Stated problem: Write the data out again, character for character, with no images.

◆ ◆ ◆ ◆ ◆

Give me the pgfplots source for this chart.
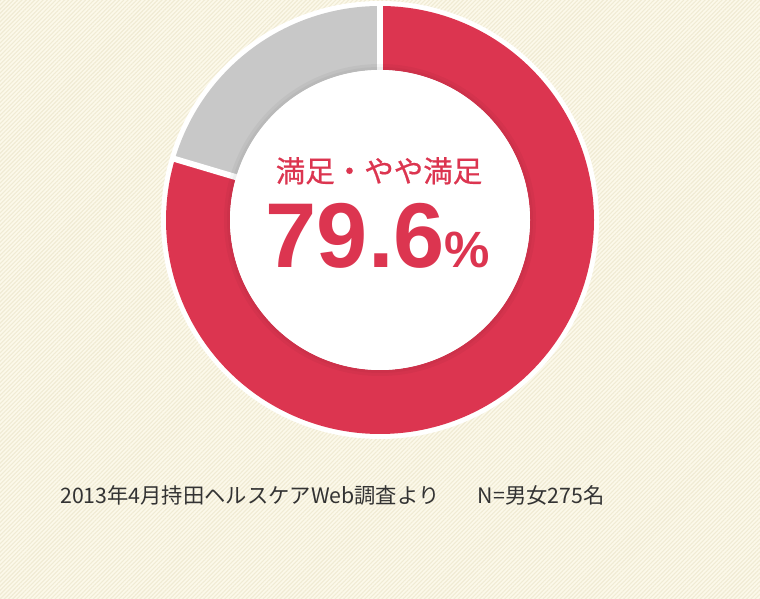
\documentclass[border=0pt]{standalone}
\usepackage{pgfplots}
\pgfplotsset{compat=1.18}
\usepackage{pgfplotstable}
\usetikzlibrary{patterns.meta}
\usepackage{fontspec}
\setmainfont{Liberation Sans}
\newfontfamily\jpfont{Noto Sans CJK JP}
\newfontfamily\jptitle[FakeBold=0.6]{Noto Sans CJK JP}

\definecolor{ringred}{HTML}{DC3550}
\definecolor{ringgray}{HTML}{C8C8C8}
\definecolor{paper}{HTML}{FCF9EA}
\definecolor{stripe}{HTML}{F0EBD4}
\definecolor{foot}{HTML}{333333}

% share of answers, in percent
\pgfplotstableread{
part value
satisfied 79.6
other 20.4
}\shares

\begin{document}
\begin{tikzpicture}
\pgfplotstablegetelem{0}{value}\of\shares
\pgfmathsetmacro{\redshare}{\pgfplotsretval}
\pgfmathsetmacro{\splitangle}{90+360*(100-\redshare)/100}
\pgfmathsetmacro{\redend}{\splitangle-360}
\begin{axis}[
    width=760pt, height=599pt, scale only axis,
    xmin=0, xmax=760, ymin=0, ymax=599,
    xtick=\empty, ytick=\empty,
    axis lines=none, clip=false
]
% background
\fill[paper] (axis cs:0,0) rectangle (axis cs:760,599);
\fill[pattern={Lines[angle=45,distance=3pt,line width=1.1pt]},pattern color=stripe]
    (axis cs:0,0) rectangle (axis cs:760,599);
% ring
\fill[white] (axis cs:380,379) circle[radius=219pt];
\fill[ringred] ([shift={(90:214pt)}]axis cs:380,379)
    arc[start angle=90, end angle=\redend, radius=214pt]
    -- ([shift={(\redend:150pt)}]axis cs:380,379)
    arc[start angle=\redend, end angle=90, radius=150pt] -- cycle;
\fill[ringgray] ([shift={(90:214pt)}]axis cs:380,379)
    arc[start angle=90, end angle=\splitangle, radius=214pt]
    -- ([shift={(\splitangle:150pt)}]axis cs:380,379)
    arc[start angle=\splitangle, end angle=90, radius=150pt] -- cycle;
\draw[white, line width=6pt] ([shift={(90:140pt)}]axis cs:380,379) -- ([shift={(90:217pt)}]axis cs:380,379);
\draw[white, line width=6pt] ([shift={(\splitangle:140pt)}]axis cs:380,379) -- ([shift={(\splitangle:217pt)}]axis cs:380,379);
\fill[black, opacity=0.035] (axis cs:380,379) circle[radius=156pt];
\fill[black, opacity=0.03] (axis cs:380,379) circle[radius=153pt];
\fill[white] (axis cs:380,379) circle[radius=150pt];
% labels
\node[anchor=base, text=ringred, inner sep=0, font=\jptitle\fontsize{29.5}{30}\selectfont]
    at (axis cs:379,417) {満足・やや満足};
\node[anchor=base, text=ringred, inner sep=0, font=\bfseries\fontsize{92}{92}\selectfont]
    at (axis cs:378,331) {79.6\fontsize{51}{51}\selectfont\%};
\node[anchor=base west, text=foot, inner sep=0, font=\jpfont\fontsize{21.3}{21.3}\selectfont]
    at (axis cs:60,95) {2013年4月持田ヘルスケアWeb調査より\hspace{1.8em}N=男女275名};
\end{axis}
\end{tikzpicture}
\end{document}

◆ ◆ ◆ ◆ ◆

Answer:
Give me the pgfplots source for this chart.
\documentclass[border=0pt]{standalone}
\usepackage{pgfplots}
\pgfplotsset{compat=1.18}
\usepackage{pgfplotstable}
\usetikzlibrary{patterns.meta}
\usepackage{fontspec}
\setmainfont{Liberation Sans}
\newfontfamily\jpfont{Noto Sans CJK JP}
\newfontfamily\jptitle[FakeBold=0.6]{Noto Sans CJK JP}

\definecolor{ringred}{HTML}{DC3550}
\definecolor{ringgray}{HTML}{C8C8C8}
\definecolor{paper}{HTML}{FCF9EA}
\definecolor{stripe}{HTML}{F0EBD4}
\definecolor{foot}{HTML}{333333}

% share of answers, in percent
\pgfplotstableread{
part value
satisfied 79.6
other 20.4
}\shares

\begin{document}
\begin{tikzpicture}
\pgfplotstablegetelem{0}{value}\of\shares
\pgfmathsetmacro{\redshare}{\pgfplotsretval}
\pgfmathsetmacro{\splitangle}{90+360*(100-\redshare)/100}
\pgfmathsetmacro{\redend}{\splitangle-360}
\begin{axis}[
    width=760pt, height=599pt, scale only axis,
    xmin=0, xmax=760, ymin=0, ymax=599,
    xtick=\empty, ytick=\empty,
    axis lines=none, clip=false
]
% background
\fill[paper] (axis cs:0,0) rectangle (axis cs:760,599);
\fill[pattern={Lines[angle=45,distance=3pt,line width=1.1pt]},pattern color=stripe]
    (axis cs:0,0) rectangle (axis cs:760,599);
% ring
\fill[white] (axis cs:380,379) circle[radius=219pt];
\fill[ringred] ([shift={(90:214pt)}]axis cs:380,379)
    arc[start angle=90, end angle=\redend, radius=214pt]
    -- ([shift={(\redend:150pt)}]axis cs:380,379)
    arc[start angle=\redend, end angle=90, radius=150pt] -- cycle;
\fill[ringgray] ([shift={(90:214pt)}]axis cs:380,379)
    arc[start angle=90, end angle=\splitangle, radius=214pt]
    -- ([shift={(\splitangle:150pt)}]axis cs:380,379)
    arc[start angle=\splitangle, end angle=90, radius=150pt] -- cycle;
\draw[white, line width=6pt] ([shift={(90:140pt)}]axis cs:380,379) -- ([shift={(90:217pt)}]axis cs:380,379);
\draw[white, line width=6pt] ([shift={(\splitangle:140pt)}]axis cs:380,379) -- ([shift={(\splitangle:217pt)}]axis cs:380,379);
\fill[black, opacity=0.035] (axis cs:380,379) circle[radius=156pt];
\fill[black, opacity=0.03] (axis cs:380,379) circle[radius=153pt];
\fill[white] (axis cs:380,379) circle[radius=150pt];
% labels
\node[anchor=base, text=ringred, inner sep=0, font=\jptitle\fontsize{29.5}{30}\selectfont]
    at (axis cs:379,417) {満足・やや満足};
\node[anchor=base, text=ringred, inner sep=0, font=\bfseries\fontsize{92}{92}\selectfont]
    at (axis cs:378,331) {79.6\fontsize{51}{51}\selectfont\%};
\node[anchor=base west, text=foot, inner sep=0, font=\jpfont\fontsize{21.3}{21.3}\selectfont]
    at (axis cs:60,95) {2013年4月持田ヘルスケアWeb調査より\hspace{1.8em}N=男女275名};
\end{axis}
\end{tikzpicture}
\end{document}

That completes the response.